[DATA PROVIDED]
######

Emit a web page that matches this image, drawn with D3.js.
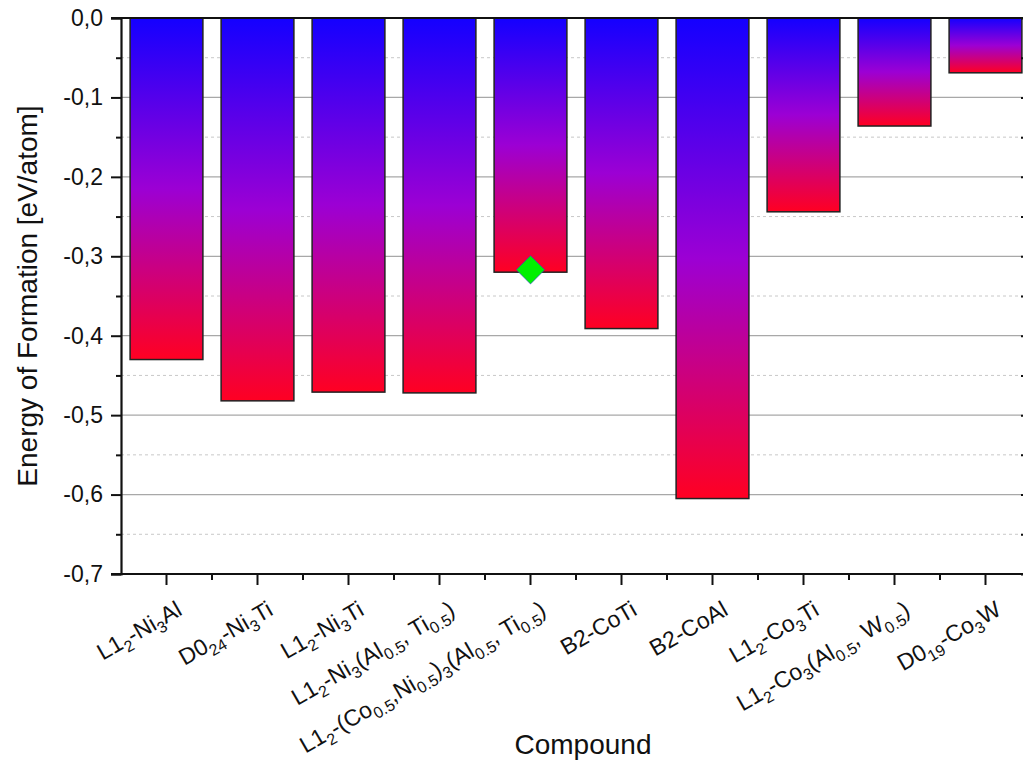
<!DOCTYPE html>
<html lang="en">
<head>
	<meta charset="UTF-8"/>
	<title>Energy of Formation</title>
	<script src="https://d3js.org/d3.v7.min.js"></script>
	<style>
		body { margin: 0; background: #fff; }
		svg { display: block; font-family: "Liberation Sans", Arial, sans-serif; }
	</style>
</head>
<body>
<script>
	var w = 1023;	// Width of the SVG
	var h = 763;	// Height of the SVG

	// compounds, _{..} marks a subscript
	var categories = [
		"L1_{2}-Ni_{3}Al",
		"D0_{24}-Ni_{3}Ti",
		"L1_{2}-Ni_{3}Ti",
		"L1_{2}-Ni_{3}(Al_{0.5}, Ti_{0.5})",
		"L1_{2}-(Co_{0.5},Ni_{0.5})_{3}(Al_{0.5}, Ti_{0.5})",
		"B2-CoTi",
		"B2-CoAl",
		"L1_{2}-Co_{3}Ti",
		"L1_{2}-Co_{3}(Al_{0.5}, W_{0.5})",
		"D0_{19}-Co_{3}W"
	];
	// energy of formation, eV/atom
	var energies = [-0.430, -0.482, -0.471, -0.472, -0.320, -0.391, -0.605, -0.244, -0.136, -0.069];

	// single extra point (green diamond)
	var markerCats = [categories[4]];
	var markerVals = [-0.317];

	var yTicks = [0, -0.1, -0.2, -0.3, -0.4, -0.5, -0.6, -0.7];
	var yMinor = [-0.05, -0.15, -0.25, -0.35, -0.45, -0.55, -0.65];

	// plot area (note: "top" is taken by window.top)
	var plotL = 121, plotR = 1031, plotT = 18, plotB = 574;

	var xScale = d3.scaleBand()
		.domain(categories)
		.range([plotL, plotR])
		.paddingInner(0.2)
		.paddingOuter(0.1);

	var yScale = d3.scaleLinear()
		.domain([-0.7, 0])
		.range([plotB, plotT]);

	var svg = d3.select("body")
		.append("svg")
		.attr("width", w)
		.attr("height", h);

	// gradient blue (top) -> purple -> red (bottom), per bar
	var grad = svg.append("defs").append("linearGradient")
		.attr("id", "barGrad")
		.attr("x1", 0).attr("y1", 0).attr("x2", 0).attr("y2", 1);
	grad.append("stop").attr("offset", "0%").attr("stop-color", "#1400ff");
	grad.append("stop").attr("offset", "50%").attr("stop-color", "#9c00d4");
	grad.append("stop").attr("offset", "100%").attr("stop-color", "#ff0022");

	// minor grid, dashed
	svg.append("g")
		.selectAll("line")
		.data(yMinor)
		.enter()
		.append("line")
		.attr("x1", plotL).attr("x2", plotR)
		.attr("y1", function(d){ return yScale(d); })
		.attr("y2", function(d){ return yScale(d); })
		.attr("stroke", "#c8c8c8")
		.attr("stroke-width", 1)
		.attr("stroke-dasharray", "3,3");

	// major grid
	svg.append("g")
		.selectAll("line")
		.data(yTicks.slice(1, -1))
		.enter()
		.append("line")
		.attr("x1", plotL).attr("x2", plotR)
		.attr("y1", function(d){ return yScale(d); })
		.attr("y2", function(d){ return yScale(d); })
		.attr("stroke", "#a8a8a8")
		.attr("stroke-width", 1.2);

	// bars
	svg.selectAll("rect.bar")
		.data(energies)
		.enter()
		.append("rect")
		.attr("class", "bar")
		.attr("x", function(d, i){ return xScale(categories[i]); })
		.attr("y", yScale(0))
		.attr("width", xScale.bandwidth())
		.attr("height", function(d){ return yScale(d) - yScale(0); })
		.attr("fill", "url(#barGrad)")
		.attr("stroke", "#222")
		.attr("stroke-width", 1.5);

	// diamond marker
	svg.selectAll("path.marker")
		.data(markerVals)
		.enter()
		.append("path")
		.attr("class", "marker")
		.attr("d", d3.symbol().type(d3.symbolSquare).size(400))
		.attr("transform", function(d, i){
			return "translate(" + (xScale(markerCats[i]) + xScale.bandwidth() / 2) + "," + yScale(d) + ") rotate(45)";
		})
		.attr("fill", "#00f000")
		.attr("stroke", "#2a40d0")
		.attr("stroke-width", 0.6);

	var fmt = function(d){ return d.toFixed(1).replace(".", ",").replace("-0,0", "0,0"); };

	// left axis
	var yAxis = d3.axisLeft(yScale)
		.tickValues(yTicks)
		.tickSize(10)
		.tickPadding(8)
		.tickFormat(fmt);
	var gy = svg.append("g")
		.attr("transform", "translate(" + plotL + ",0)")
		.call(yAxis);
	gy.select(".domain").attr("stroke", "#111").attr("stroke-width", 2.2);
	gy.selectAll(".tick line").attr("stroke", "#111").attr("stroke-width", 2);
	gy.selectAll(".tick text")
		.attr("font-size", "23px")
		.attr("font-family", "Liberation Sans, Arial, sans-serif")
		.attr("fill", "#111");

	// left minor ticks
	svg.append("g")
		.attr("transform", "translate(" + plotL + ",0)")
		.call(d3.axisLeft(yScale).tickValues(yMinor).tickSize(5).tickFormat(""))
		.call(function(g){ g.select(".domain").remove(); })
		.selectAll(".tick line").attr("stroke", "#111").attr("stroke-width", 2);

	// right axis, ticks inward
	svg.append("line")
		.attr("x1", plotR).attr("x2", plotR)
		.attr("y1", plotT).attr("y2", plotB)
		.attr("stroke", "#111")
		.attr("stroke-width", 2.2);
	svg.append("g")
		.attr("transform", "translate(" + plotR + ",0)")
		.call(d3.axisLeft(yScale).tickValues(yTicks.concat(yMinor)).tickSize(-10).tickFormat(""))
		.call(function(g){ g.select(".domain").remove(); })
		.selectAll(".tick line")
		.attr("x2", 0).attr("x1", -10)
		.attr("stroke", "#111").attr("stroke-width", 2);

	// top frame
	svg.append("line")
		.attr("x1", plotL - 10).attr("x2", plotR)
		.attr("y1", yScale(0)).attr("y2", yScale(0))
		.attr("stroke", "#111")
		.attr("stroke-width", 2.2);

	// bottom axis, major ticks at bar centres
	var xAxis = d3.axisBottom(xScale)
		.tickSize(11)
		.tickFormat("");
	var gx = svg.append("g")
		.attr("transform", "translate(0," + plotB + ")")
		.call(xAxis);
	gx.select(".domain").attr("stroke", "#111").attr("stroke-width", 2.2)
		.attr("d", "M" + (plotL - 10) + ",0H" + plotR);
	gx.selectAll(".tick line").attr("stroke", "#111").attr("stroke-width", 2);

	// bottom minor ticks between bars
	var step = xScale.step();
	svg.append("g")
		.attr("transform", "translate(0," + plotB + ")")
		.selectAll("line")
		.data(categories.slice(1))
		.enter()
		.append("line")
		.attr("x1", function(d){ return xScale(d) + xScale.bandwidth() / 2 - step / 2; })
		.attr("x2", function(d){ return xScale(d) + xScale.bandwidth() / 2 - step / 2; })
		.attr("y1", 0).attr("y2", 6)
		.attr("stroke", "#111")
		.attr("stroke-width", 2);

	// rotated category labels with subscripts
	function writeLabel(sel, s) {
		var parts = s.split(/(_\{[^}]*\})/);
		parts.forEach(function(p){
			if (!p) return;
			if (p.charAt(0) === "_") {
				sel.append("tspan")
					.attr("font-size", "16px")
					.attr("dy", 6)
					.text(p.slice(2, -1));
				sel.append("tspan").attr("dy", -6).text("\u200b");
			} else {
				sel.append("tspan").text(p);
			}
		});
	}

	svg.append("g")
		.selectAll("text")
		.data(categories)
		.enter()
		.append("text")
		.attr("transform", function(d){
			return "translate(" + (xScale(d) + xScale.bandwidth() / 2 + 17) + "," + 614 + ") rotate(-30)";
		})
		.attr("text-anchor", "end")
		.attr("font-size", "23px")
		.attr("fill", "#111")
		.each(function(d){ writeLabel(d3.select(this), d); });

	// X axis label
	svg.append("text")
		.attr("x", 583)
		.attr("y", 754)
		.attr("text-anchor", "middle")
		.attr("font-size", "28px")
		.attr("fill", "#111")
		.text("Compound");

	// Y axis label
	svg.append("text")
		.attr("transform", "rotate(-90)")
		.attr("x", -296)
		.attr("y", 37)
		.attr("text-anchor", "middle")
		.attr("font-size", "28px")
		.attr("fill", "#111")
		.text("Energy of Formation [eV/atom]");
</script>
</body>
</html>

######

[OBJECTIVE]
Only the lines from the start of the material through the line containing "var plotL = 121, plotR" should be transcribed. Pictures stay out.

[ANSWER FOR THE TASK]
Emit a web page that matches this image, drawn with D3.js.
<!DOCTYPE html>
<html lang="en">
<head>
	<meta charset="UTF-8"/>
	<title>Energy of Formation</title>
	<script src="https://d3js.org/d3.v7.min.js"></script>
	<style>
		body { margin: 0; background: #fff; }
		svg { display: block; font-family: "Liberation Sans", Arial, sans-serif; }
	</style>
</head>
<body>
<script>
	var w = 1023;	// Width of the SVG
	var h = 763;	// Height of the SVG

	// compounds, _{..} marks a subscript
	var categories = [
		"L1_{2}-Ni_{3}Al",
		"D0_{24}-Ni_{3}Ti",
		"L1_{2}-Ni_{3}Ti",
		"L1_{2}-Ni_{3}(Al_{0.5}, Ti_{0.5})",
		"L1_{2}-(Co_{0.5},Ni_{0.5})_{3}(Al_{0.5}, Ti_{0.5})",
		"B2-CoTi",
		"B2-CoAl",
		"L1_{2}-Co_{3}Ti",
		"L1_{2}-Co_{3}(Al_{0.5}, W_{0.5})",
		"D0_{19}-Co_{3}W"
	];
	// energy of formation, eV/atom
	var energies = [-0.430, -0.482, -0.471, -0.472, -0.320, -0.391, -0.605, -0.244, -0.136, -0.069];

	// single extra point (green diamond)
	var markerCats = [categories[4]];
	var markerVals = [-0.317];

	var yTicks = [0, -0.1, -0.2, -0.3, -0.4, -0.5, -0.6, -0.7];
	var yMinor = [-0.05, -0.15, -0.25, -0.35, -0.45, -0.55, -0.65];

	// plot area (note: "top" is taken by window.top)
	var plotL = 121, plotR = 1031, plotT = 18, plotB = 574;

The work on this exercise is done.